In the United States, the market for new light vehicles is flattening out after solid growth since 2010. Moody’s base case forecast calls for U.S. light vehicle sales to rise 0.3% in 2016 to 17.5 million units and to decline to around 17.4 million units in 2017. In the firm’s downside case, sales could tumble to 16.5 million units next year.
Carmakers also will continue increasing incentives to attract more buyers. Since posting a low of around $2,500 per vehicle in 2012, incentive spending has risen to more than $3,100 per unit as of July. Moody’s noted:
While automakers can remain quite profitable at these levels, they must keep incentives and discounts in check. This will be challenging without capacity reductions, which do not seem to be imminent in North America.
Building fewer cars and pickups has so far, at least, been off the radar for both General Motors Co. (NYSE: GM) and Ford Motor Co. (NYSE: F). GM has a Moody’s credit facility rating of Baa3, the firm’s lowest investment grade rating, with a positive outlook. Ford’s rating of Baa2 is one notch higher, and Moody’s outlook for Ford is stable. Both companies “have trumpeted their continued operational and financial discipline, which came out of the 2009 downturn and subsequent restructuring of the US auto sector, but stalled growth will test that discipline,” Moody’s says.
In Western Europe, Moody’s expects base case sales to improve 8.1% to 16.07 million units in 2016 before falling by 0.4% in 2017. In its downside case, sales could drop 5% year over year in 2017. The key challenges for all European automakers, according to Moody’s, are “coping with rising costs as a consequence of carbon-emission regulation, the technological shift toward Alternative Fuel Vehicles (AFV) that require significant investments, as well as rising competition and the resulting price pressure.”
New car sales growth in China is forecast to rise 6.7% in 2016 and another 2.7% in 2017. Pricing pressure is rising in China as domestic carmakers now pose a sharper challenge to foreign makers, particularly in the market for small passenger cars.

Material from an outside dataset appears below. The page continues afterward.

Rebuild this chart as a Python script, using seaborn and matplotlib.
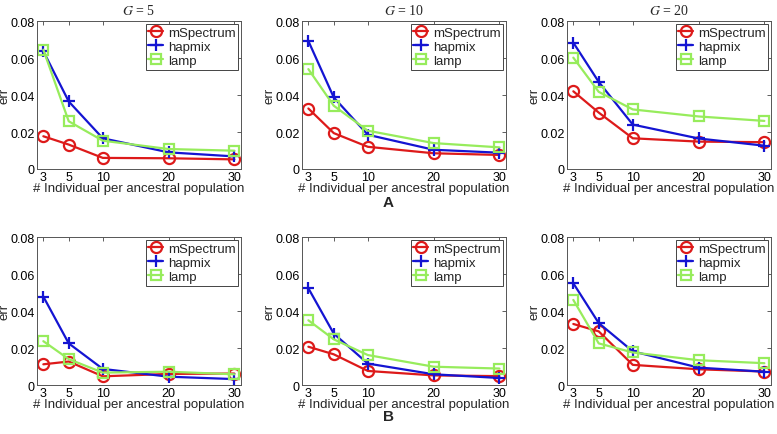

Demand in Japan is forecast to remain weak. Moody’s forecasts 2016 sales to contract by 2.4% and to gain just 0.9% in 2017. A stronger yen increases export margin pressure on Japanese automakers Toyota Motor Corp. (NYSE: TM) and Honda Motor Co. Ltd. (NYSE: HMC). Moody’s notes that the effect is most significant for Toyota, where unit exports accounted for about 18% of its global production for the most recent fiscal year that ended in March.